WASHINGTON -- Sen. Sheldon Whitehouse (D-R.I.) announced Monday that he will unveil "Buffett Rule" legislation this week. President Barack Obama highlighted the need for such a measure at the State of the Union this month and will likely continue to call for it throughout his presidential re-election campaign.
Whitehouse is expected to introduce the Paying a Fair Share Act on Wednesday. His proposal would codify the "Buffett Rule," named after billionaire Warren Buffett: It would require people who make more than $1 million to pay a 30 percent effective tax rate. Tax loopholes now allow some of the wealthiest Americans to pay lower tax rates than people in the middle class.

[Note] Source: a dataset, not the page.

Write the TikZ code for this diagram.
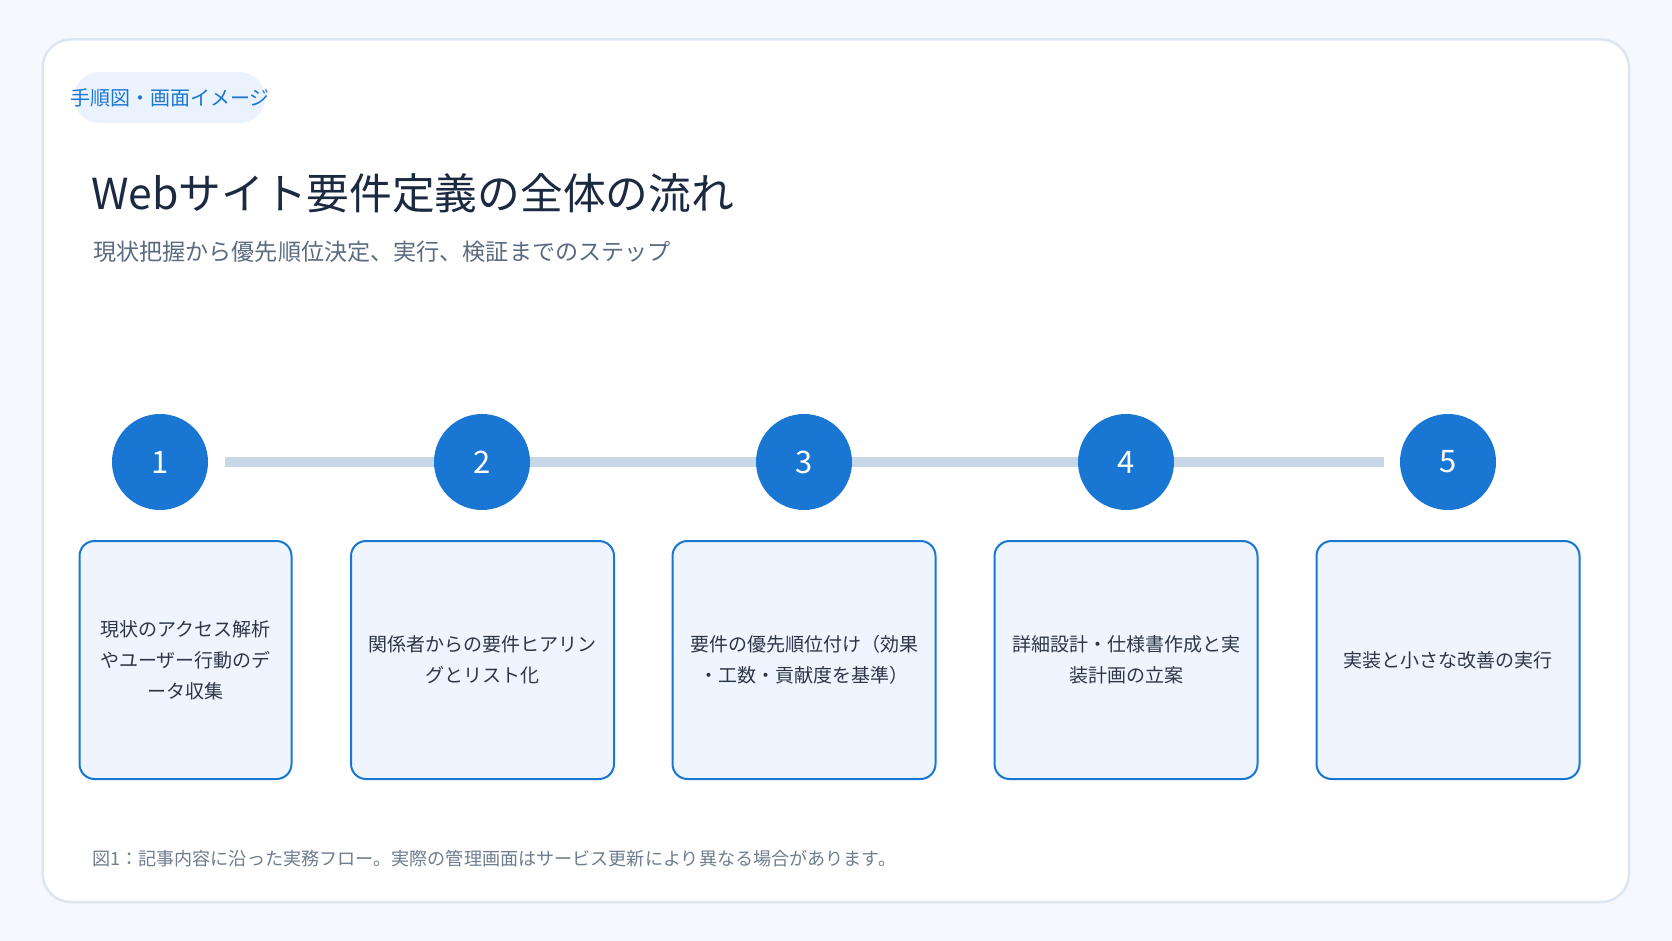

"Our tax system is long-overdue for reform," materials from Whitehouse's office stated. "In his State of the Union address, President Obama proposed adding to the tax code a 'Buffett Rule,' which would ensure that millionaires and billionaires pay at least the tax rate paid by middle-class families. Senator Whitehouse's Paying a Fair Share Act would codify that proposal, bulwarking the system against gimmickry and abuse."
The reality is that Whitehouse's bill stands next to no chance of becoming law. Republicans overwhelmingly oppose it and Senate Democratic aides said privately they don't expect GOP support for it. Democrats could try to roll it into a larger package to pick up some Republican support but that still doesn't guarantee passage. Republicans have instead put forward a proposal that would allow wealthy people to voluntarily donate more in taxes to help pay down the national debt.
Having the Whitehouse bill out there does serve a singular purpose, however: It gives Democrats another tool for selling their election-year message that they are fighting for the middle class as Republicans side with the wealthy.
Between now and November, Obama will be traveling the country pitching the "Buffett Rule" and generally a message of economic fairness. His State of the Union address stressed this theme, which has also run through all his recent presidential and campaign speeches. Buffett's secretary Debbie Bosanek was even a guest of the First Lady at the State of the Union.
Buffett has made the case that people as rich as he is should pay higher taxes and pointed out that Bosanek pays a higher effective tax rate than he does. He even called out Senate Republican Leader Mitch McConnell (R-Ky.) for proposing that rich people only voluntarily pay more in taxes, saying that was "a tax policy only a Republican could come up with."